━━━ Material to process

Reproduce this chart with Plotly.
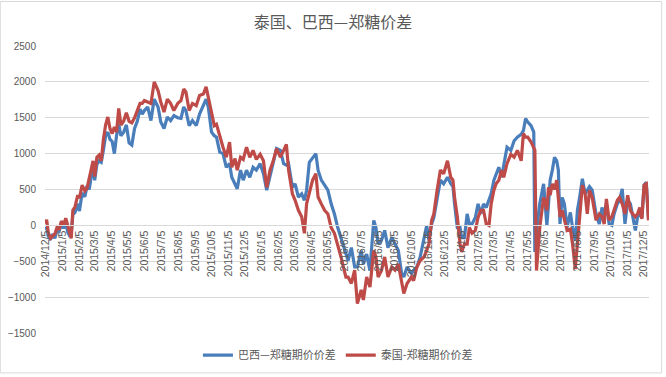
import pandas as pd
import plotly.graph_objects as go

title_text = "泰国、巴西—郑糖价差"
series_names = ["巴西—郑糖期价价差", "泰国-郑糖期价价差"]

dates = [
    "2014-12-05", "2014-12-07", "2014-12-10", "2014-12-14", "2014-12-18", "2014-12-22", "2014-12-26", "2014-12-30",
    "2015-01-03", "2015-01-07", "2015-01-11", "2015-01-15", "2015-01-19", "2015-01-21", "2015-01-24", "2015-01-28",
    "2015-02-02", "2015-02-05", "2015-02-10", "2015-02-15", "2015-02-19", "2015-02-23", "2015-02-27",
    "2015-03-02", "2015-03-05", "2015-03-09", "2015-03-13", "2015-03-17", "2015-03-21", "2015-03-25", "2015-03-29",
    "2015-04-02", "2015-04-06", "2015-04-10", "2015-04-14", "2015-04-18", "2015-04-22", "2015-04-27",
    "2015-05-02", "2015-05-07", "2015-05-12", "2015-05-17", "2015-05-22", "2015-05-27", "2015-05-31",
    "2015-06-04", "2015-06-10", "2015-06-16", "2015-06-22", "2015-06-29",
    "2015-07-04", "2015-07-10", "2015-07-16", "2015-07-22", "2015-07-28",
    "2015-08-04", "2015-08-10", "2015-08-15", "2015-08-19", "2015-08-25", "2015-08-31",
    "2015-09-07", "2015-09-13", "2015-09-20", "2015-09-25", "2015-09-29",
    "2015-10-05", "2015-10-10", "2015-10-14", "2015-10-20", "2015-10-26",
    "2015-11-01", "2015-11-07", "2015-11-11", "2015-11-17", "2015-11-21", "2015-11-27",
    "2015-12-02", "2015-12-08", "2015-12-14", "2015-12-20", "2015-12-26",
    "2016-01-02", "2016-01-08", "2016-01-14", "2016-01-20", "2016-01-26",
    "2016-02-01", "2016-02-08", "2016-02-14", "2016-02-19", "2016-02-23",
    "2016-03-01", "2016-03-06", "2016-03-12", "2016-03-18", "2016-03-23", "2016-03-27",
    "2016-04-01", "2016-04-07", "2016-04-13", "2016-04-17", "2016-04-23", "2016-04-29",
    "2016-05-05", "2016-05-11", "2016-05-17", "2016-05-23", "2016-05-29",
    "2016-06-03", "2016-06-07", "2016-06-11", "2016-06-17", "2016-06-23", "2016-06-28",
    "2016-07-05", "2016-07-09", "2016-07-15", "2016-07-21", "2016-07-28",
    "2016-08-01", "2016-08-05", "2016-08-11", "2016-08-17", "2016-08-23", "2016-08-30",
    "2016-09-05", "2016-09-11", "2016-09-17", "2016-09-21", "2016-09-27",
    "2016-10-05", "2016-10-09", "2016-10-15", "2016-10-21", "2016-10-28",
    "2016-11-02", "2016-11-06", "2016-11-11", "2016-11-15", "2016-11-21", "2016-11-27",
    "2016-12-03", "2016-12-10", "2016-12-16", "2016-12-20", "2016-12-23", "2016-12-28",
    "2017-01-02", "2017-01-05", "2017-01-10", "2017-01-15", "2017-01-19", "2017-01-24", "2017-01-30",
    "2017-02-04", "2017-02-09", "2017-02-14", "2017-02-19", "2017-02-24", "2017-02-28",
    "2017-03-05", "2017-03-09", "2017-03-14", "2017-03-19", "2017-03-23", "2017-03-29",
    "2017-04-05", "2017-04-11", "2017-04-17", "2017-04-24", "2017-04-28",
    "2017-05-02", "2017-05-06", "2017-05-12", "2017-05-17", "2017-05-19", "2017-05-22", "2017-05-28",
    "2017-06-04", "2017-06-10", "2017-06-13", "2017-06-16", "2017-06-20", "2017-06-24", "2017-06-28",
    "2017-07-01", "2017-07-04", "2017-07-08", "2017-07-12", "2017-07-17", "2017-07-23", "2017-07-27",
    "2017-08-01", "2017-08-05", "2017-08-09", "2017-08-14", "2017-08-19", "2017-08-23", "2017-08-27",
    "2017-09-01", "2017-09-08", "2017-09-14", "2017-09-19", "2017-09-23", "2017-09-27",
    "2017-10-02", "2017-10-07", "2017-10-11", "2017-10-17", "2017-10-21", "2017-10-26", "2017-10-31",
    "2017-11-05", "2017-11-10", "2017-11-14", "2017-11-19", "2017-11-23", "2017-11-27",
    "2017-12-01", "2017-12-05", "2017-12-09", "2017-12-13",
]

brazil = [
    -60, -30, -150, -200, -120, -180, -60, -80,
    30, -40, 20, -100, -160, -120, 150, 180,
    300, 200, 450, 400, 550, 500, 700,
    800, 630, 850, 900, 880, 1050, 1250, 1300,
    1200, 1170, 1000, 1250, 1410, 1250, 1300,
    1400, 1150, 1120, 1350, 1450, 1620, 1550,
    1600, 1650, 1460, 1760, 1650,
    1440, 1350, 1510, 1460, 1530,
    1500, 1490, 1650, 1600, 1390, 1460,
    1390, 1550, 1690, 1760, 1650,
    1300, 1250, 1230, 1020, 1000,
    810, 860, 670, 580, 510, 770,
    630, 770, 670, 810, 770,
    860, 720, 490, 670, 860,
    1070, 1045, 860, 840, 860,
    530, 580, 395, 440, 350, 490,
    880, 950, 1000, 770, 630, 560,
    490, 300, 160, -30, -170,
    -310, -400, -490, -310, -580, -580,
    -350, -540, -400, -630, 70,
    -30, -260, -210, -70, -310, -170,
    -260, -350, -670, -720, -580,
    -670, -625, -580, -440, -170,
    0, -210, 20, 110, 400, 630,
    580, 670, 580, 540, 300, -30,
    -30, -170, -170, 160, 20, 20, 110,
    300, 160, 300, 250, 350, 440,
    630, 720, 810, 670, 860, 1090,
    1045, 1180, 1230, 1270, 1320,
    1490, 1440, 1390, 1300, -370, -70, 300,
    580, 0, 300, 630, 770, 950, 900,
    770, 20, 390, 300, -30, 180, -30,
    -210, 210, 390, 650, 440, 490, 540,
    490, 160, 20, 250, 110, 300,
    20, 0, 160, 300, 350, 510, 20,
    350, 300, 110, -70, 110, 160,
    110, 560, 600, 110,
]

thailand = [
    20, 80, -100, -180, -150, -120, -30, -60,
    60, 0, 100, -20, -120, -180, 210, 260,
    420, 380, 560, 480, 520, 650, 780,
    900, 680, 950, 980, 900, 1200, 1400, 1510,
    1350, 1280, 1370, 1300, 1630, 1400, 1450,
    1570, 1450, 1430, 1500, 1600, 1700, 1700,
    1740, 1720, 1700, 2000, 1880,
    1720, 1580, 1760, 1700, 1600,
    1700, 1740, 1900, 1860, 1600, 1700,
    1670, 1810, 1830, 1930, 1790,
    1600, 1390, 1410, 1230, 1090,
    950, 1160, 810, 930, 770, 950,
    920, 1090, 950, 1045, 920,
    990, 900, 530, 770, 900,
    1070, 950, 1045, 1130, 770,
    440, 350, 210, 120, -110, 300,
    440, 630, 720, 395, 300, 210,
    160, -30, -110, -260, -440,
    -600, -720, -720, -810, -625, -1090,
    -900, -1040, -720, -860, -350,
    -440, -720, -630, -440, -720, -580,
    -625, -540, -810, -950, -810,
    -720, -770, -580, -490, -440,
    -350, -260, 70, 160, 490, 770,
    720, 900, 670, 630, 390, 120,
    -260, -370, -260, -260, -30, -110, -70,
    110, 210, 210, 20, 0, 300,
    490, 580, 630, 770, 670, 860,
    990, 950, 1045, 900, 1280,
    1230, 1230, 1160, 1090, 1050, -630, -30,
    390, 210, 530, 420, 580, 500, 630,
    390, 120, 210, 70, -70, -50, -260,
    -610, -260, 20, 560, 440, 160, 490,
    390, 70, 160, 120, 20, 370,
    70, 120, 210, 350, 390, 300, 160,
    420, 210, 160, 120, 160, 250,
    90, 560, 580, 70,
]

tick_labels = [
    "2014/12/5",
    "2015/1/5", "2015/2/5", "2015/3/5", "2015/4/5", "2015/5/5", "2015/6/5",
    "2015/7/5", "2015/8/5", "2015/9/5", "2015/10/5", "2015/11/5", "2015/12/5",
    "2016/1/5", "2016/2/5", "2016/3/5", "2016/4/5", "2016/5/5", "2016/6/5",
    "2016/7/5", "2016/8/5", "2016/9/5", "2016/10/5", "2016/11/5", "2016/12/5",
    "2017/1/5", "2017/2/5", "2017/3/5", "2017/4/5", "2017/5/5", "2017/6/5",
    "2017/7/5", "2017/8/5", "2017/9/5", "2017/10/5", "2017/11/5", "2017/12/5",
]
y_ticks = [-1500, -1000, -500, 0, 500, 1000, 1500, 2000, 2500]

tick_vals = pd.to_datetime(tick_labels, format="%Y/%m/%d")
x = pd.to_datetime(dates)

FONT = "Liberation Sans, Noto Sans CJK SC, sans-serif"
GREY = "#595959"
GRID = "#D9D9D9"

fig = go.Figure()
fig.add_trace(go.Scatter(x=x, y=brazil, mode="lines", name=series_names[0],
                         line=dict(color="#4A7EBB", width=3.2)))
fig.add_trace(go.Scatter(x=x, y=thailand, mode="lines", name=series_names[1],
                         line=dict(color="#BE4B48", width=3.2)))

fig.update_layout(
    width=666, height=377,
    margin=dict(l=45, r=17, t=46, b=44, autoexpand=False),
    paper_bgcolor="white", plot_bgcolor="white",
    title=dict(text=title_text, x=0.5, xanchor="center", y=0.94, yanchor="middle",
               font=dict(family="Noto Sans CJK SC", size=16, color=GREY)),
    font=dict(family=FONT, color=GREY),
    legend=dict(orientation="h", x=0.485, xanchor="center", y=-0.077, yanchor="middle",
                font=dict(family="Noto Sans CJK SC", size=11, color=GREY),
                itemwidth=30, tracegroupgap=0),
    showlegend=True,
    xaxis=dict(
        type="date",
        range=["2014-12-04", "2017-12-14"],
        tickmode="array", tickvals=tick_vals, ticktext=tick_labels,
        tickangle=-90, tickfont=dict(size=10.5, color=GREY, family=FONT),
        showgrid=False, showline=True, linecolor=GRID, linewidth=1,
        anchor="free", position=0.375, ticks="", zeroline=False,
        automargin=False,
    ),
    yaxis=dict(
        range=[-1500, 2500], tickmode="array", tickvals=y_ticks,
        tickfont=dict(size=10, color=GREY, family=FONT),
        showgrid=True, gridcolor=GRID, gridwidth=1,
        zeroline=False, showline=False, ticklabelstandoff=8,
        automargin=False,
    ),
    shapes=[dict(type="rect", xref="paper", yref="paper",
                 x0=-0.074, x1=1.021, y0=-0.139, y1=1.155,
                 line=dict(color=GRID, width=1), layer="below")],
)

fig.write_html("out.html",
               config={"displayModeBar": False},
               post_script="document.body.style.margin='0';document.body.style.overflow='hidden';")
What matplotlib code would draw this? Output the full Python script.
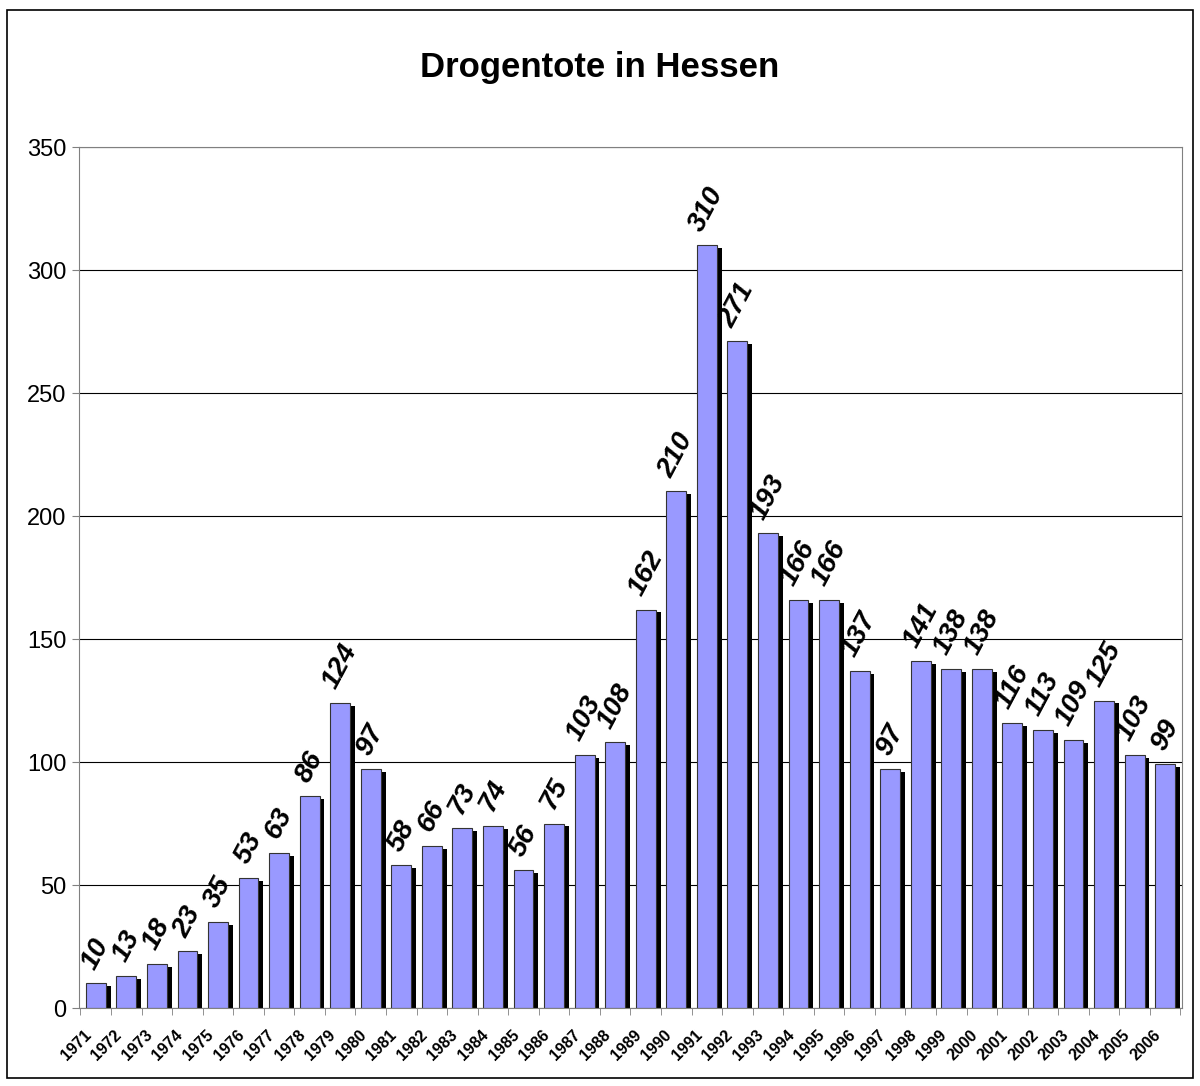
import matplotlib
matplotlib.use("Agg")
import matplotlib.pyplot as plt
import numpy as np

# data
years = [str(y) for y in range(1971, 2007)]
deaths = [10, 13, 18, 23, 35, 53, 63, 86, 124, 97, 58, 66, 73, 74, 56, 75,
          103, 108, 162, 210, 310, 271, 193, 166, 166, 137, 97, 141, 138, 138,
          116, 113, 109, 125, 103, 99]

plt.rcParams['font.family'] = ['Liberation Sans', 'DejaVu Sans']

fig = plt.figure(figsize=(12, 10.86), dpi=100)
ax = fig.add_axes([0.0658, 0.0718, 0.9192, 0.7928])

x = np.arange(len(years))
w = 0.65

# shadow first, then the bar itself
ax.bar(x + 0.16, np.array(deaths) - 1.2, width=w, color='black', zorder=2)
ax.bar(x, deaths, width=w, color='#9999ff', edgecolor='#333333', linewidth=0.8, zorder=3)

for xi, v in zip(x, deaths):
    ax.text(xi, v + 4, str(v), rotation=62, ha='center', va='bottom',
            fontsize=20, fontweight='bold', fontstyle='italic', zorder=4)

ax.set_xlim(-0.55, len(years) - 0.45)
ax.set_ylim(0, 350)
ax.set_yticks(range(0, 351, 50))
ax.yaxis.grid(True, color='black', linewidth=0.8, zorder=0)
ax.set_axisbelow(True)

# year labels sit a bit left of the bar centre, like the original
ax.set_xticks(x - 0.4)
ax.set_xticklabels(years, rotation=45, ha='right', rotation_mode='anchor',
                   fontsize=11.5, fontweight='bold')
ax.set_xticks(np.arange(-0.5, len(years), 1), minor=True)
ax.tick_params(axis='x', which='major', length=0, pad=14)
ax.tick_params(axis='x', which='minor', length=5, color='#808080')
ax.tick_params(axis='y', length=5, color='#808080', labelsize=17, pad=4)

for s in ax.spines.values():
    s.set_color('#808080')
    s.set_zorder(5)

fig.text(0.5, 0.938, 'Drogentote in Hessen', ha='center', va='center',
         fontsize=25, fontweight='bold')

# outer frame around the whole chart
fig.patches.append(plt.Rectangle((0.006, 0.007), 0.988, 0.984, transform=fig.transFigure,
                                 fill=False, edgecolor='black', linewidth=1.2))

fig.savefig('out.png', dpi=100)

━━━━━━

-- The problem --
Collect the complete line wherever the string "matplotlib" appears in the records.

-- Output for this exercise --
What matplotlib code would draw this? Output the full Python script.
import matplotlib
matplotlib.use("Agg")
import matplotlib.pyplot as plt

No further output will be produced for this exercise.